A quoi cela sert-il de réduire de 20% une ASS à 430 € pendant deux mois ? Le contrôleur, qui ne s'est pas senti coupable d'appliquer une règle aussi absurde qu'injuste, croit-il que le chômeur découragé qu'il vient de punir va retrouver le moral pour retourner "se vendre" sur un marché du travail qui le rejette depuis des années ? Avec quoi va-t-il payer ses prochaines factures de téléphone et d'électricité ?

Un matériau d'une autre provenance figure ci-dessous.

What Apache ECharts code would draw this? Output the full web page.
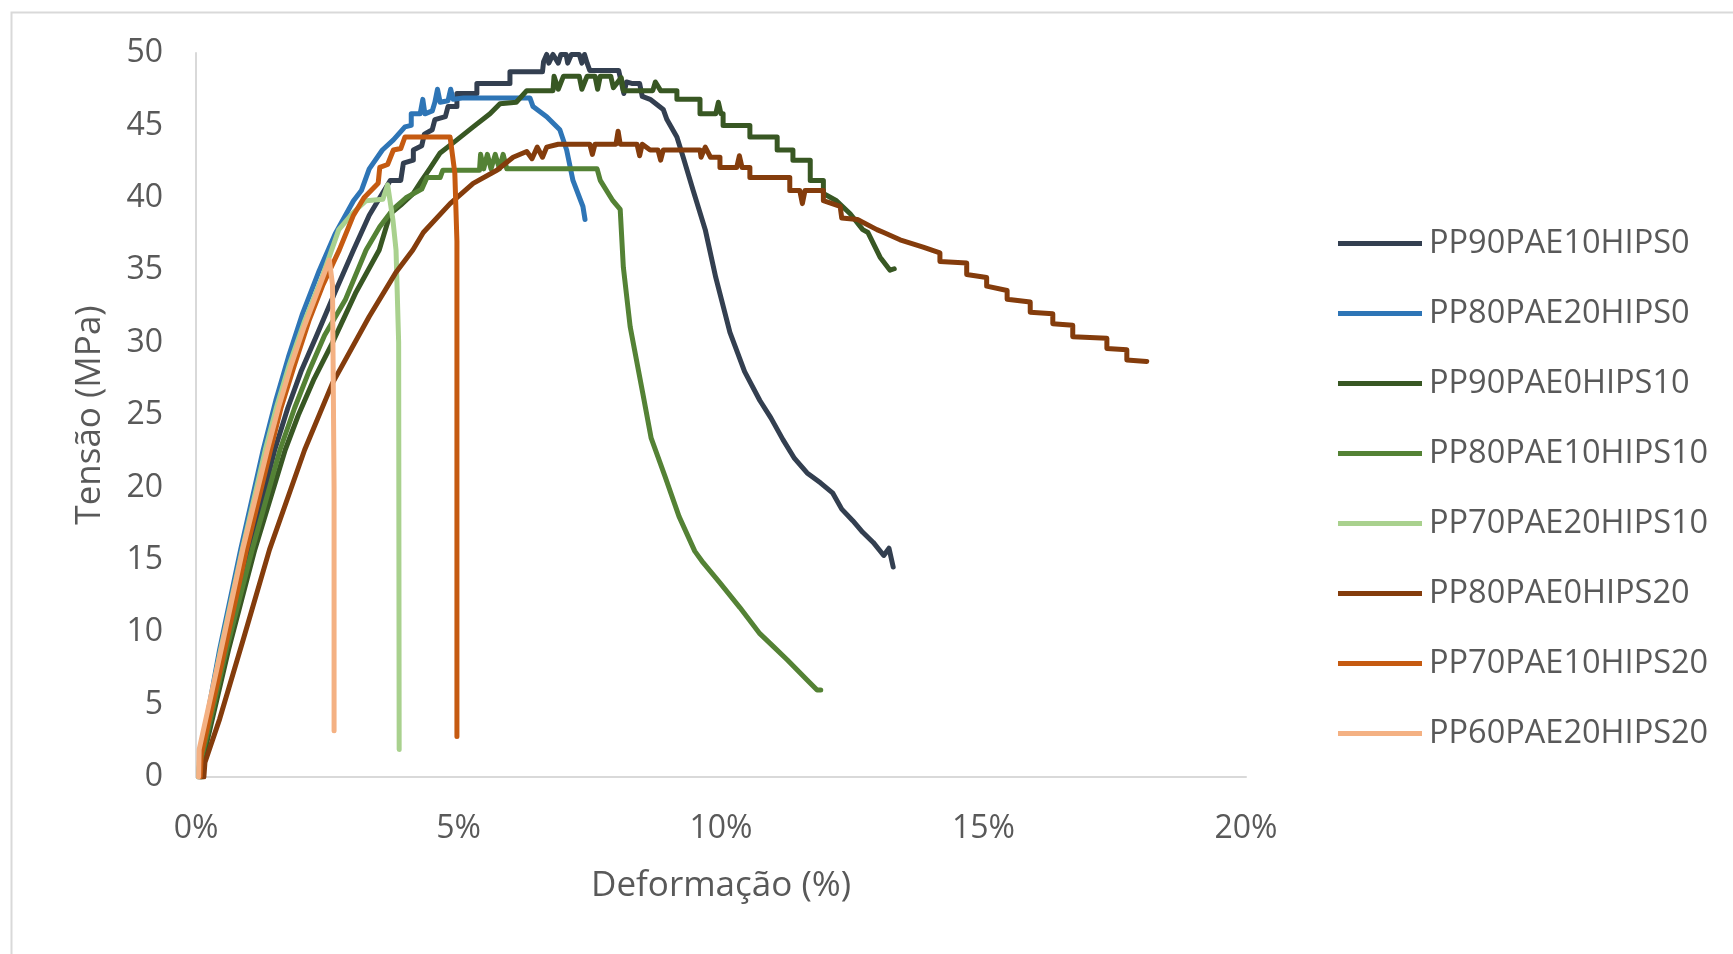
<!DOCTYPE html>
<html>
<head>
<meta charset="utf-8">
<script src="https://cdn.jsdelivr.net/npm/echarts@6/dist/echarts.min.js"></script>
<style>
html,body{margin:0;padding:0;background:#fff;}
#chart{width:1733px;height:954px;}
</style>
</head>
<body>
<div id="chart"></div>
<script>
// ---- Data (x = deformação in %, y = tensão in MPa) ----
const seriesNames = ['PP90PAE10HIPS0','PP80PAE20HIPS0','PP90PAE0HIPS10','PP80PAE10HIPS10','PP70PAE20HIPS10','PP80PAE0HIPS20','PP70PAE10HIPS20','PP60PAE20HIPS20'];
const xTicks = [0, 5, 10, 15, 20];
const yTicks = [0, 5, 10, 15, 20, 25, 30, 35, 40, 45, 50];

const pp90pae10hips0 = [[0.10,0],[0.13,1.5],[0.55,8.8],[1.03,15.7],[1.50,22.6],[1.75,25.5],[2.00,28.0],[2.30,30.5],[2.65,33.5],[3.00,36.4],[3.30,38.8],[3.50,40.0],[3.70,41.2],[3.90,41.2],[3.95,42.4],[4.14,42.6],[4.14,43.3],[4.30,43.6],[4.35,44.4],[4.50,44.7],[4.55,45.4],[4.75,45.6],[4.80,46.3],[4.97,46.3],[4.97,47.2],[5.35,47.2],[5.35,47.9],[5.98,47.9],[5.98,48.7],[6.60,48.7],[6.62,49.4],[6.68,49.9],[6.72,49.3],[6.80,49.9],[6.90,49.3],[6.95,49.9],[7.05,49.9],[7.08,49.3],[7.15,49.9],[7.30,49.9],[7.35,49.3],[7.40,49.9],[7.45,49.3],[7.50,48.8],[8.05,48.8],[8.10,48.0],[8.15,47.2],[8.20,48.0],[8.30,47.9],[8.45,47.9],[8.50,47.0],[8.65,46.8],[8.90,46.1],[8.97,45.4],[9.16,44.2],[9.28,42.8],[9.47,40.5],[9.70,37.8],[9.90,34.5],[10.17,30.7],[10.45,28.0],[10.74,26.0],[10.95,24.8],[11.18,23.3],[11.40,22.0],[11.64,21.0],[11.90,20.3],[12.13,19.6],[12.30,18.5],[12.51,17.7],[12.70,16.9],[12.90,16.2],[13.10,15.3],[13.20,15.8],[13.28,14.5]];

const pp80pae20hips0 = [[0.05,0],[0.08,1.5],[0.45,8.8],[0.85,15.7],[1.28,22.6],[1.52,26.0],[1.76,29.0],[2.03,32.0],[2.35,35.0],[2.65,37.5],[3.00,39.8],[3.15,40.5],[3.30,42.0],[3.55,43.3],[3.76,44.0],[3.98,44.9],[4.10,45.0],[4.10,45.8],[4.27,45.8],[4.32,46.8],[4.36,45.8],[4.50,46.0],[4.55,46.6],[4.60,47.5],[4.65,46.6],[4.80,46.7],[4.85,47.5],[4.90,46.8],[5.10,46.9],[6.36,46.9],[6.42,46.3],[6.68,45.6],[6.93,44.7],[7.06,43.3],[7.18,41.2],[7.37,39.4],[7.41,38.5]];

const pp90pae0hips10 = [[0.12,0],[0.15,1.5],[0.62,8.8],[1.12,15.7],[1.70,22.6],[1.95,25.0],[2.25,27.5],[2.60,30.0],[3.05,33.5],[3.49,36.4],[3.70,38.9],[3.90,39.5],[4.14,40.3],[4.30,41.2],[4.45,42.0],[4.65,43.1],[4.97,44.0],[5.28,44.9],[5.60,45.8],[5.79,46.5],[6.10,46.6],[6.30,47.4],[6.80,47.4],[6.82,48.4],[6.90,47.5],[7.00,48.4],[7.30,48.4],[7.35,47.5],[7.45,48.4],[7.60,48.4],[7.65,47.5],[7.70,48.4],[7.90,48.4],[7.95,47.6],[8.10,48.3],[8.14,47.4],[8.70,47.4],[8.75,48.0],[8.85,47.4],[9.16,47.4],[9.16,46.8],[9.60,46.8],[9.60,45.8],[9.90,45.8],[9.95,46.6],[10.00,45.8],[10.04,45.8],[10.04,45.0],[10.55,45.0],[10.55,44.2],[11.07,44.2],[11.07,43.3],[11.37,43.3],[11.37,42.6],[11.70,42.6],[11.70,41.2],[11.95,41.2],[11.95,40.3],[12.20,39.8],[12.46,38.9],[12.70,37.8],[12.80,37.6],[13.03,35.9],[13.22,35.0],[13.30,35.1]];

const pp80pae10hips10 = [[0.10,0],[0.12,1.5],[0.58,8.8],[1.07,15.7],[1.60,22.6],[1.88,25.5],[2.15,28.0],[2.45,30.5],[2.85,33.0],[3.24,36.4],[3.50,38.0],[3.75,39.2],[4.00,40.0],[4.30,40.6],[4.40,41.4],[4.65,41.4],[4.70,41.9],[5.40,41.9],[5.42,43.0],[5.48,42.0],[5.55,43.0],[5.62,42.0],[5.70,43.0],[5.78,42.0],[5.85,43.0],[5.92,42.0],[7.64,42.0],[7.70,41.2],[7.94,39.8],[8.08,39.2],[8.14,35.2],[8.27,31.1],[8.51,26.5],[8.67,23.4],[8.93,20.8],[9.20,18.0],[9.50,15.6],[9.66,14.8],[9.98,13.4],[10.36,11.7],[10.74,9.9],[11.00,9.0],[11.26,8.1],[11.64,6.7],[11.83,6.0],[11.90,6.0]];

const pp70pae20hips10 = [[0.05,0],[0.07,1.5],[0.47,8.8],[0.88,15.7],[1.32,22.6],[1.53,25.5],[1.78,28.5],[2.07,31.5],[2.40,34.5],[2.72,37.8],[3.00,39.0],[3.24,39.8],[3.56,39.9],[3.65,40.9],[3.75,38.5],[3.81,36.4],[3.86,30.0],[3.87,1.9]];

const pp80pae0hips20 = [[0.15,0],[0.17,1.0],[0.45,4.0],[0.90,9.5],[1.40,15.7],[2.07,22.6],[2.60,27.2],[3.30,31.8],[3.80,34.8],[4.13,36.4],[4.33,37.6],[4.84,39.6],[5.28,41.0],[5.73,41.9],[6.04,42.8],[6.30,43.2],[6.40,42.7],[6.50,43.5],[6.60,42.8],[6.68,43.5],[6.90,43.7],[7.50,43.7],[7.55,43.0],[7.60,43.7],[8.00,43.7],[8.04,44.6],[8.08,43.7],[8.40,43.7],[8.45,42.9],[8.50,43.7],[8.65,43.3],[8.80,43.3],[8.85,42.6],[8.90,43.3],[9.60,43.3],[9.62,42.8],[9.70,43.5],[9.80,42.8],[9.98,42.8],[9.98,42.1],[10.30,42.1],[10.35,42.9],[10.40,42.1],[10.55,42.1],[10.55,41.4],[11.31,41.4],[11.31,40.5],[11.50,40.5],[11.55,39.6],[11.60,40.5],[11.95,40.5],[11.95,39.8],[12.27,39.4],[12.30,38.6],[12.60,38.5],[12.97,37.8],[13.10,37.6],[13.41,37.1],[13.85,36.6],[14.17,36.2],[14.17,35.6],[14.68,35.5],[14.68,34.7],[15.06,34.5],[15.06,33.9],[15.45,33.6],[15.45,33.0],[15.89,32.8],[15.89,32.1],[16.32,32.0],[16.32,31.3],[16.70,31.2],[16.70,30.4],[17.35,30.3],[17.35,29.6],[17.73,29.5],[17.73,28.8],[18.11,28.7]];

const pp70pae10hips20 = [[0.08,0],[0.10,1.5],[0.50,8.0],[0.95,15.5],[1.42,22.6],[1.62,25.5],[1.88,28.5],[2.15,31.5],[2.42,34.0],[2.73,36.4],[3.00,38.8],[3.20,40.0],[3.47,41.0],[3.50,42.1],[3.65,42.3],[3.76,43.3],[3.90,43.4],[3.98,44.2],[4.84,44.2],[4.93,41.7],[4.97,37.0],[4.97,2.8]];

const pp60pae20hips20 = [[0.05,0],[0.06,1.9],[0.48,8.8],[0.89,15.7],[1.36,22.6],[1.57,25.5],[1.80,28.3],[2.05,31.0],[2.30,33.4],[2.54,35.7],[2.60,34.0],[2.63,20.0],[2.63,3.2]];

const seriesData = [pp90pae10hips0, pp80pae20hips0, pp90pae0hips10, pp80pae10hips10, pp70pae20hips10, pp80pae0hips20, pp70pae10hips20, pp60pae20hips20];
const colors = ['#333F50','#2E75B6','#385723','#548235','#A9D18E','#843C0C','#C55A11','#F4B183'];

const FONT = 'Open Sans';
const TXT = '#595959';

const chart = echarts.init(document.getElementById('chart'), null, {renderer:'canvas'});
chart.setOption({
  animation: false,
  backgroundColor: '#ffffff',
  color: colors,
  graphic: [{
    type: 'rect', left: 9, top: 10, shape: {width: 2000, height: 2000},
    style: {fill: 'none', stroke: '#d9d9d9', lineWidth: 2}, z: -1
  }],
  grid: {left: 196, right: 487, top: 53, bottom: 177, containLabel: false},
  legend: {
    orient: 'vertical', left: 1333, top: 222,
    itemWidth: 84, itemHeight: 5, itemGap: 37, icon: 'rect',
    textStyle: {fontFamily: FONT, fontSize: 32.5, color: TXT, lineHeight: 31, padding: [0,0,0,2]},
    data: seriesNames
  },
  xAxis: {
    type: 'value', min: 0, max: 20, interval: 5,
    name: 'Deformação (%)', nameLocation: 'middle', nameGap: 92,
    nameTextStyle: {fontFamily: FONT, fontSize: 35, color: TXT},
    axisLine: {show: true, lineStyle: {color: '#d9d9d9', width: 2}},
    axisTick: {show: false}, splitLine: {show: false},
    axisLabel: {fontFamily: FONT, fontSize: 32, color: TXT, margin: 36,
      formatter: v => (xTicks.indexOf(v) >= 0 ? v + '%' : '')}
  },
  yAxis: {
    type: 'value', min: 0, max: 50, interval: 5,
    name: 'Tensão (MPa)', nameLocation: 'middle', nameGap: 88, nameRotate: 90,
    nameTextStyle: {fontFamily: FONT, fontSize: 35, color: TXT},
    axisLine: {show: true, lineStyle: {color: '#d9d9d9', width: 2}},
    axisTick: {show: false}, splitLine: {show: false},
    axisLabel: {fontFamily: FONT, fontSize: 32, color: TXT, margin: 33,
      formatter: v => (yTicks.indexOf(v) >= 0 ? String(v) : '')}
  },
  series: seriesNames.map((n, i) => ({
    name: n, type: 'line', data: seriesData[i],
    showSymbol: false, symbol: 'none',
    lineStyle: {width: 5, color: colors[i], cap: 'round', join: 'round'},
    itemStyle: {color: colors[i]}
  }))
});
</script>
</body>
</html>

On pense à l'expérience de Milgram où des sujets comme vous et moi, soucieux de bien suivre les instructions données par un décideur en blouse blanche, n'ont pas hésité à infliger des décharges électriques mortelles à de faux élèves pour les punir quand ils ne répondaient pas correctement aux questions posées. Comment les individus peuvent-ils concilier les impératifs de l’autorité avec la voix de la conscience ? Où commence la responsabilité individuelle ? Quelles sont les limites de l’obéissance ? Je pose la question à tous ces contrôleurs munis d'un nouveau pouvoir, eux-mêmes contrôlés par leur hiérarchie : alors que l'emploi stagne et que 70% des offres sont précaires, est-ce en s'acharnant et en humiliant à ce point les plus exclus des exclus qu'on fera reculer le chômage ?

(1) Le contrôleur peut choisir de réduire le montant et/ou la durée des allocations. Les sanctions les plus fréquentes sont la réduction de 20% des allocations pendant deux mois (premier manquement). Mais elles peuvent aller jusqu'à 50% (récidive) et six mois. Sur un an, il y a eu 1.300 suppressions définitives.